Healthcare costs continue to skyrocket these days. In the worst scenarios, they may cause you to suffer from horrible financial situations, such as excessive debt and personal bankruptcy. Even worse, it’ll slowly drain you both financially and mentally over time.
That’s why financial preparedness for any medical emergency is a must. However, having a health insurance plan isn’t enough to be fully prepared against medical emergencies’ financial implications. Here’s what you need to have to be financially prepared for any unexpected medical events.
Public Health Insurance
Public health insurance is any medical coverage purchased through a government program. Typically, all people of all ages and from all walks of life in a country are entitled to it. However, it prioritizes low-income individuals or families, individuals who qualify for special subsidies, and the elderly more.
Unfortunately, public health insurance comes with a few drawbacks. The medical services it covers are often limited. Moreover, it’s common to go on a waitlist for specialist visits since almost everyone in a country uses it.
This overcrowding at public facilities is often associated with low-quality care as well.

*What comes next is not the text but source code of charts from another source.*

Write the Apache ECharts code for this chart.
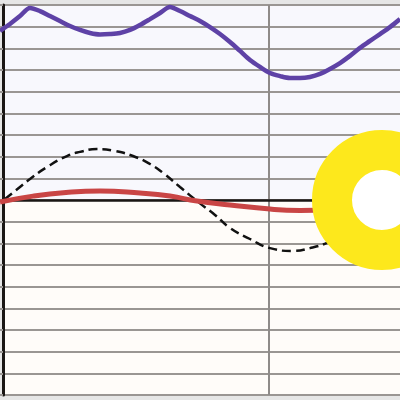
<!DOCTYPE html>
<html>
<head>
<meta charset="utf-8">
<script src="https://cdn.jsdelivr.net/npm/echarts@6/dist/echarts.min.js"></script>
<style>html,body{margin:0;padding:0;}#c{width:400px;height:400px;}</style>
</head>
<body>
<div id="c"></div>
<script>
// x positions (axis units)
const purpleX = [-3,7,17,27,37,47,57,67,77,87,97,107,117,127,137,147,157,167,177,187,197,207,217,227,237,247,257,267,277,287,297,307,317,327,337,347,357,367,377,387,397];
const purpleY = [78.0,81.2,84.9,88.6,87.2,84.9,82.6,80.3,78.5,77.1,76.4,76.6,77.1,78.5,80.8,83.5,86.3,89.1,87.2,84.9,82.6,79.8,76.6,72.9,68.8,64.6,61.4,58.6,57.2,56.3,56.3,56.8,58.2,60.5,63.2,66.5,70.2,73.4,76.6,79.8,83.5];
const dashX = [2,17,27,44,64,77,94,112,130,147,160,177,194,212,227,247,267,290,307,324,342,362,382,402];
const dashY = [0.5,6.0,9.7,15.2,20.3,22.2,23.5,22.6,20.3,16.6,12.5,6.0,-0.5,-6.9,-12.9,-18.0,-22.2,-23.5,-22.2,-19.8,-15.7,-9.7,-2.8,3.2];
const redX = [-3,30,63,97,137,167,194,227,267,297,327,357,397];
const redY = [-0.9,1.8,3.5,4.2,3.2,1.8,-0.5,-2.3,-4.2,-4.8,-4.6,-3.7,-2.3];
const ringPoint = [379, 0];
const yTicks = {min: -90, max: 90, step: 10};
const xTicks = {min: 0, max: 532, step: 266};

const zip = (xs, ys) => xs.map((x, i) => [x, ys[i]]);
const areaColors = [];
for (let i = 0; i < 9; i++) areaColors.push('#fffcf9');
for (let i = 0; i < 9; i++) areaColors.push('#f8f8fd');

const chart = echarts.init(document.getElementById('c'));
chart.setOption({
  backgroundColor: '#e6e6e6',
  animation: false,
  grid: {left: 3, top: 5, width: 532, height: 390, containLabel: false, outerBoundsMode: 'none'},
  xAxis: {
    type: 'value', min: xTicks.min, max: xTicks.max, interval: xTicks.step,
    axisLine: {show: true, onZero: true, lineStyle: {color: '#1a1614', width: 2.5}},
    axisTick: {show: false}, axisLabel: {show: false},
    splitLine: {show: true, lineStyle: {color: '#8f8b89', width: 2}}
  },
  yAxis: {
    type: 'value', min: yTicks.min, max: yTicks.max, interval: yTicks.step,
    axisLine: {show: true, onZero: true, lineStyle: {color: '#1a1614', width: 3}},
    axisTick: {show: true, length: 3, lineStyle: {color: '#9a9693', width: 2}},
    axisLabel: {show: false},
    splitLine: {show: true, lineStyle: {color: '#9a9693', width: 2}},
    splitArea: {show: true, areaStyle: {color: areaColors}}
  },
  series: [
    {type: 'line', data: zip(purpleX, purpleY), symbol: 'none', smooth: 0.3, clip: false,
     lineStyle: {color: '#5e42a6', width: 4.5}, z: 3},
    {type: 'line', data: zip(dashX, dashY), symbol: 'none', smooth: true,
     lineStyle: {color: '#111111', width: 2.5, type: [9, 5]}, z: 3},
    {type: 'line', data: zip(redX, redY), symbol: 'none', smooth: true, clip: false,
     lineStyle: {color: '#c94545', width: 5}, z: 4},
    {type: 'scatter', data: [ringPoint], symbol: 'circle', symbolSize: 100, clip: false,
     itemStyle: {color: '#ffffff', borderColor: '#fde81c', borderWidth: 40, opacity: 1}, z: 10}
  ]
});
</script>
</body>
</html>
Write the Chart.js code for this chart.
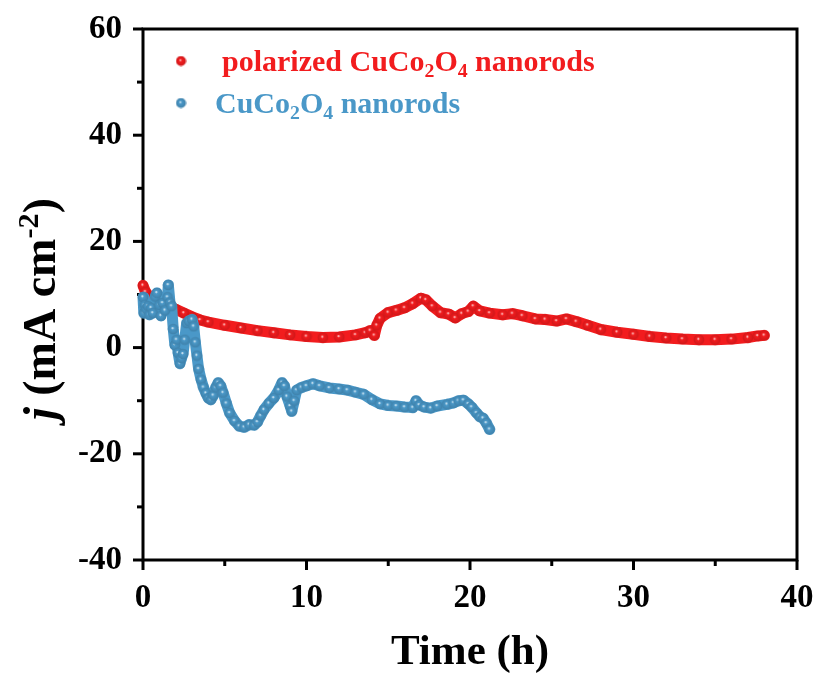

As a result, misdiagnosis, inappropriate or unnecessary treatment, and prescription errors occur in many countries.
On a positive note, public health insurance premiums are less expensive than other health plans, primarily because of government subsidies. In some countries, employers are even mandated to cover a portion of their premium, making it much more affordable.
Private Health Insurance
Private health insurance can provide curative and preventive medical care coverage that your public health insurance doesn’t cover. Not only that, it offers shorter to no waiting times, better individualized medical attention and more sophisticated facilities.
Another difference between public and private health insurance is getting elective procedures. These are surgeries that aren’t medical emergencies and are often planned for in advance. Most of the time, if you have private health insurance, the waiting time is shorter than that of public patients.
However, the greatest disadvantage of private health insurance is its cost. It’s undeniably much more expensive than any national public health insurance scheme. The good news is that there are ways to trim its cost. For instance, some insurers allow removing some elements in your policy that you don’t need. As a result, your lower monthly premium costs will be reduced.
An emergency fund is a cash stash or highly liquid asset used to cover unexpected costs. They’ll serve as your safety net that can enhance your financial security in times of financial distress.
The rule of thumb is to save anywhere between three to six months’ worth of your monthly expenses as your emergency fund. You can either set aside the whole amount from the get-go or set several smaller savings goals to avoid stressing your cash flow. Consider saving your tax refund as part of your emergency as well. Instead of using it as extra money for discretionary spending, save it as an added financial cushion.
Store emergency funds in a separate saving account to avoid spending them for another purpose. Then, have it deposited automatically to that account, either by the bank or your company, to ensure savings.
If you want greater interest-earning potential, save your emergency fund in money market accounts, no-penalty certificates of deposit (CDs), or high-interest savings accounts. Moreover, they won’t charge you fees should you pull your savings out before its maturity date.
Prescription Discount Cards
If you lack insurance or adequate coverage, one way to manage expensive medication costs is by taking advantage of prescription discount cards. They sometimes go by the names like discount prescription drug cards, drug Rx discount cards, drug savings cards, pharmacy discount cards, or prescription savings cards.
They’re like traditional coupons that offer discounts of up to 90% off the price of the brand and generic medications. However, pharmacies don’t discount every prescription medicine that much. Several medicines aren’t even discounted at all.
Many generic drugs can also be completely free with discount cards, but only at specific pharmacies. In fact, the actual savings vary depending on the partnership between discount card providers and pharmacies. For example, BuzzRx offers the best-discounted rates at Walgreens.
More importantly, it’s crucial to understand that prescription discount cards aren’t replacements for health insurance. Remember that they’re only applicable toward the price of prescription medications at certain pharmacies.
Have a healthy lifestyle now to avoid high medical expenses in the future. Eat a well-balanced, healthy diet, get enough sleep, exercise regularly, make incremental changes, and have fun to achieve optimal health. Doing so drastically decreases future healthcare costs and the chance of incurring them.
Financial preparedness and prevention are both realistic approaches to any unexpected medical emergency. However, since life is unpredictable, it’s always good to be equipped with several alternative options.